*WHAT YOU SHOULD DO*
Using the records below, count the lines with "this" in them. Give the number only.

*RECORDED INFORMATION*

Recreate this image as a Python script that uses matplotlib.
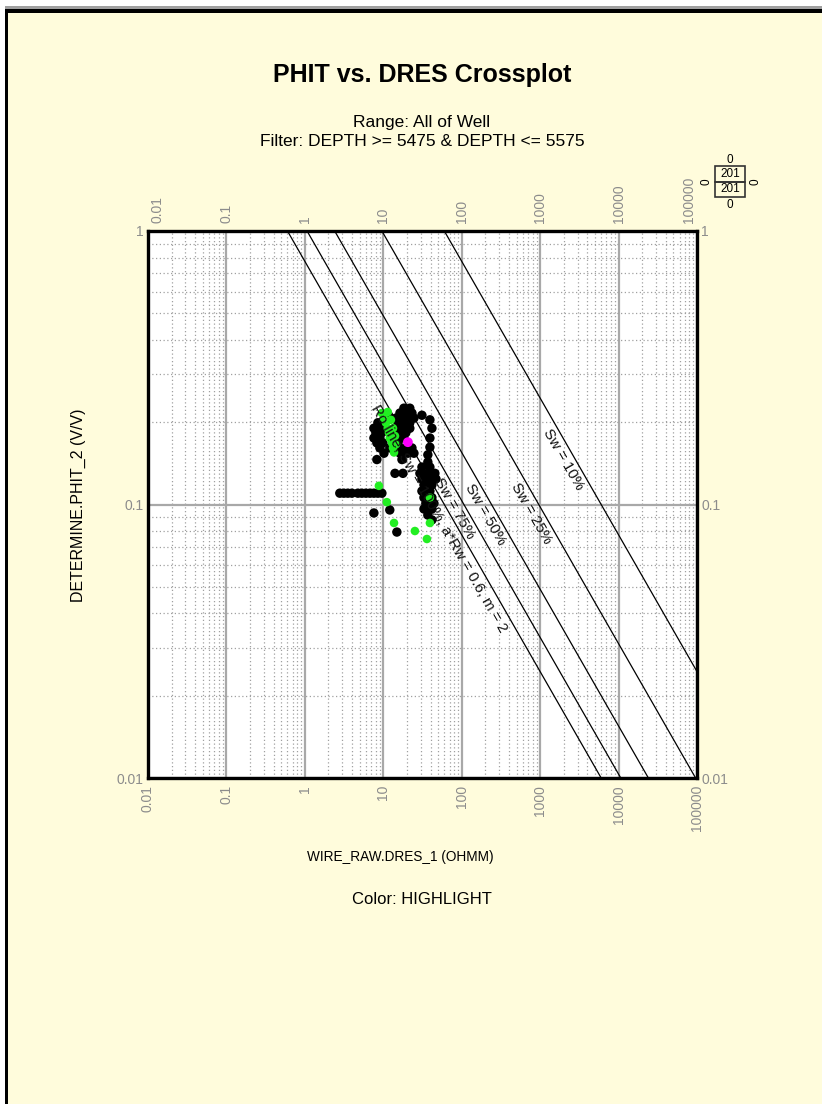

==

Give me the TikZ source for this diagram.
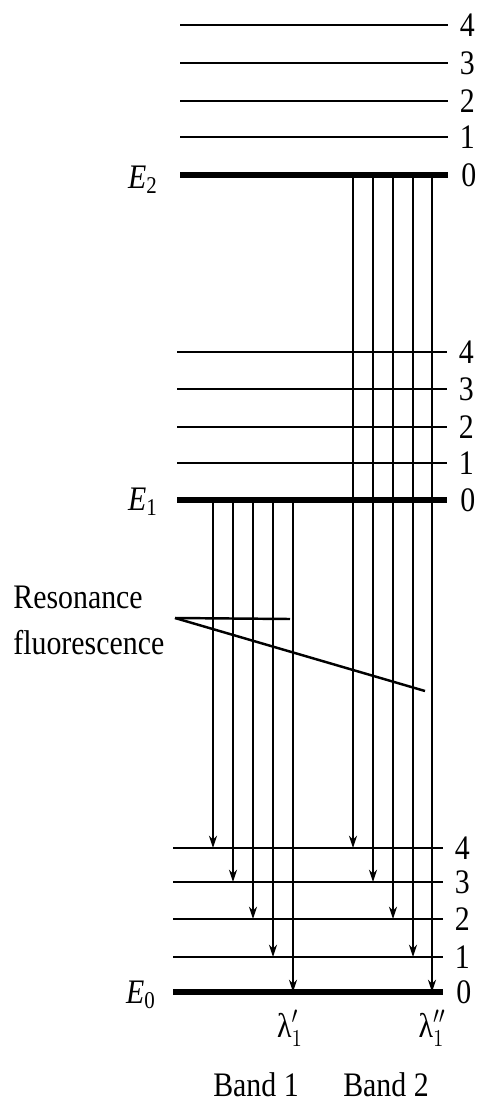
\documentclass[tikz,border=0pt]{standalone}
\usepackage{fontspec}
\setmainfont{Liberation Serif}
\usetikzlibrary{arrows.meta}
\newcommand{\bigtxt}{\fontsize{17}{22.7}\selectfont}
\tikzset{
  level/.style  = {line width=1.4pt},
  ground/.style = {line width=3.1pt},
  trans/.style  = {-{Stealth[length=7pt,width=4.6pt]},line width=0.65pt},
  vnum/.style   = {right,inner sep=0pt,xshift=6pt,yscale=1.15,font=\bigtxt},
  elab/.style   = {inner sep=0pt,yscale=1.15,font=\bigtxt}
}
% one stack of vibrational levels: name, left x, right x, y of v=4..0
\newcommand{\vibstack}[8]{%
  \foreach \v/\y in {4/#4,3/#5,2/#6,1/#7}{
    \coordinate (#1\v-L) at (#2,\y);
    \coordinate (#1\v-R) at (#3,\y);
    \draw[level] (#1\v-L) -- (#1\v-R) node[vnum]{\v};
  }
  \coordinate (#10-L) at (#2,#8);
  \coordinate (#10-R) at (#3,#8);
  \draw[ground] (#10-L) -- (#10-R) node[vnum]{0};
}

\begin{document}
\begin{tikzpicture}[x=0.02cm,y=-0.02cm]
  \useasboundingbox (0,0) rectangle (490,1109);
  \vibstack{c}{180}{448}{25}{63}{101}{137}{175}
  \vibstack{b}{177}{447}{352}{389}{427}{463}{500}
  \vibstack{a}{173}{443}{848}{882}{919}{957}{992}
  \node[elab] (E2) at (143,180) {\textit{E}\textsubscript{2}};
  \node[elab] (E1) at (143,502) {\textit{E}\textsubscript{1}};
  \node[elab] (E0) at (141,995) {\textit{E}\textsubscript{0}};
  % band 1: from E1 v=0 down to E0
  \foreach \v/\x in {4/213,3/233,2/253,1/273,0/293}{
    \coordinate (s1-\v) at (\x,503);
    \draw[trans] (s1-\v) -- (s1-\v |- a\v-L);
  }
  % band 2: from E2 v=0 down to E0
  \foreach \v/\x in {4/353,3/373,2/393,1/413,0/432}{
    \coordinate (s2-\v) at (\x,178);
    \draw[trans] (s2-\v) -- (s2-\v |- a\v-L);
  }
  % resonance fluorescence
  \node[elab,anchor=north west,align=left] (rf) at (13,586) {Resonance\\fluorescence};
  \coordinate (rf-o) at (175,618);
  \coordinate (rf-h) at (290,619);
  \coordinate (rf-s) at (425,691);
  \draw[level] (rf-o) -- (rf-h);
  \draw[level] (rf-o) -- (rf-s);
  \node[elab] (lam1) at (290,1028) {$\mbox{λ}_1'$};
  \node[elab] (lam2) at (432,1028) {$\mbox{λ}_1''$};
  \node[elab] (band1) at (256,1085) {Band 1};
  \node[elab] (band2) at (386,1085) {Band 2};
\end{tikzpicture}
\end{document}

*PROBLEM SOLUTION*
2